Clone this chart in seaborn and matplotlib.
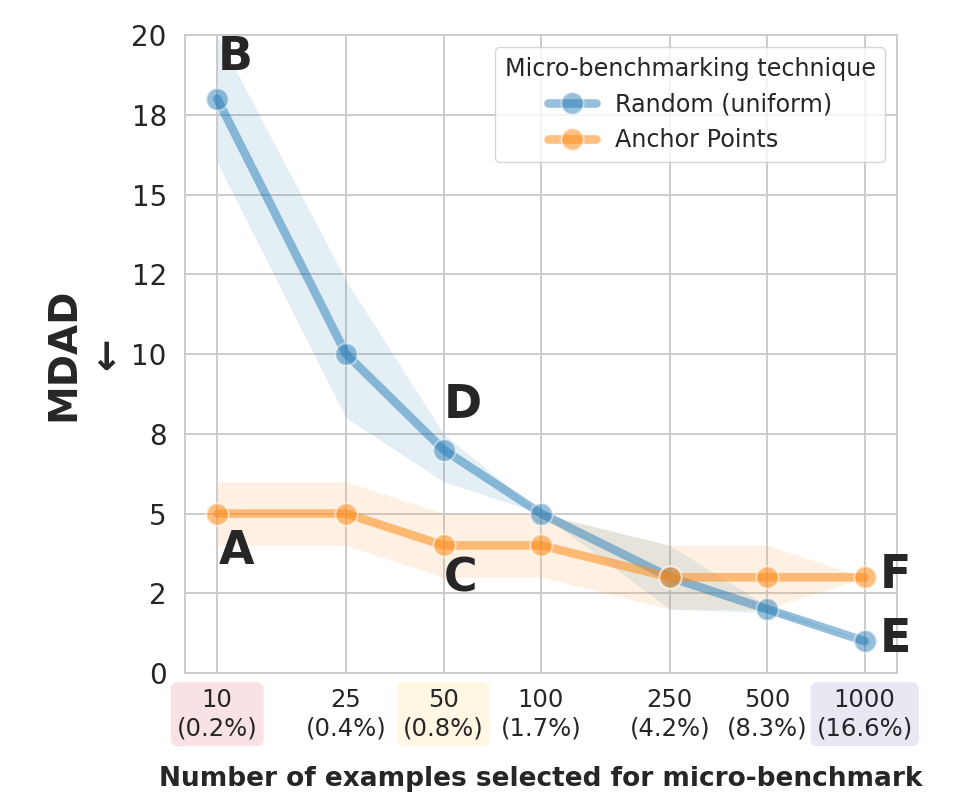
import numpy as np
import pandas as pd
import seaborn as sns
import matplotlib.pyplot as plt
from matplotlib.ticker import StrMethodFormatter

# values
sizes = [10, 25, 50, 100, 250, 500, 1000]
size_pct = ["0.2%", "0.4%", "0.8%", "1.7%", "4.2%", "8.3%", "16.6%"]
random_mean = [18.0, 10.0, 7.0, 5.0, 3.0, 2.0, 1.0]
random_lo = [16.0, 8.0, 6.0, 5.0, 2.0, 1.9, 1.0]
random_hi = [20.0, 12.3, 7.5, 5.0, 4.0, 2.1, 1.0]
anchor_mean = [5.0, 5.0, 4.0, 4.0, 3.0, 3.0, 3.0]
anchor_lo = [4.0, 4.0, 3.0, 3.0, 2.0, 2.0, 3.0]
anchor_hi = [6.0, 6.0, 5.0, 5.0, 4.0, 4.0, 3.0]
techniques = ["Random (uniform)", "Anchor Points"]
highlight = {0: "#f8e2e4", 2: "#fff6e3", 6: "#ebe7f2"}

df = pd.concat([
    pd.DataFrame({"n": sizes, "mdad": random_mean, "Micro-benchmarking technique": techniques[0]}),
    pd.DataFrame({"n": sizes, "mdad": anchor_mean, "Micro-benchmarking technique": techniques[1]}),
])

sns.set_theme(style="whitegrid")
plt.rcParams.update({"grid.color": "#cccccc", "grid.linewidth": 1.4,
                     "axes.edgecolor": "#cccccc", "axes.linewidth": 1.4})

fig = plt.figure(figsize=(9.73, 7.96), dpi=100)
ax = fig.add_axes([0.190, 0.1545, 0.732, 0.8015])

colors = ["#1f77b4", "#ff8c1a"]
ax.fill_between(sizes, random_lo, random_hi, color="#1f77b4", alpha=0.12, lw=0)
ax.fill_between(sizes, anchor_lo, anchor_hi, color="#fd9a2c", alpha=0.13, lw=0)

sns.lineplot(data=df, x="n", y="mdad", hue="Micro-benchmarking technique",
             palette=colors, marker="o", markersize=16, markeredgecolor="white",
             markeredgewidth=1.5, linewidth=6.2, alpha=0.47, errorbar=None, ax=ax)
# anchor line is a bit stronger in the reference
ax.lines[1].set_alpha(0.55)

ax.set_xscale("log")
ax.minorticks_off()
ax.set_xticks(sizes)
ax.set_xticklabels([f"{n}\n({p})" for n, p in zip(sizes, size_pct)])
ax.set_ylim(0, 20)
ax.set_yticks(np.arange(0, 20.1, 2.5))
ax.yaxis.set_major_formatter(StrMethodFormatter("{x:.0f}"))
ax.tick_params(axis="y", labelsize=20, length=0, pad=13)
ax.tick_params(axis="x", labelsize=17.5, length=0, pad=11)
for i, c in highlight.items():
    ax.get_xticklabels()[i].set_bbox(dict(boxstyle="round,pad=0.25,rounding_size=0.3",
                                          fc=c, ec="none"))

ax.set_xlabel("Number of examples selected for micro-benchmark", fontsize=19,
              fontweight="bold", labelpad=19)
ax.set_ylabel("MDAD\n\u2190", fontsize=28, fontweight="bold", labelpad=4)

# letter markers
labels = [("A", sizes[0], anchor_mean[0], (14, -27)),
          ("B", sizes[0], random_mean[0], (13, 30)),
          ("C", sizes[2], anchor_mean[2], (12, -24)),
          ("D", sizes[2], random_mean[2], (14, 32)),
          ("E", sizes[6], random_mean[6], (22, 1)),
          ("F", sizes[6], anchor_mean[6], (22, 1))]
for txt, x, y, off in labels:
    ax.annotate(txt, (x, y), xytext=off, textcoords="offset points", ha="center",
                va="center", fontsize=33, fontweight="bold", color="#262626")

leg = ax.legend(title="Micro-benchmarking technique", loc="upper right",
                fontsize=17.2, title_fontsize=17.2)
leg.legend_handles[1].set_alpha(0.55)

plt.savefig("out.png", dpi=100)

* Aim of the exercise
Reproduce the material above exactly, first line through the line that contains "from matplotlib.ticker import", minus the pictures.

* Worked solution
Clone this chart in seaborn and matplotlib.
import numpy as np
import pandas as pd
import seaborn as sns
import matplotlib.pyplot as plt
from matplotlib.ticker import StrMethodFormatter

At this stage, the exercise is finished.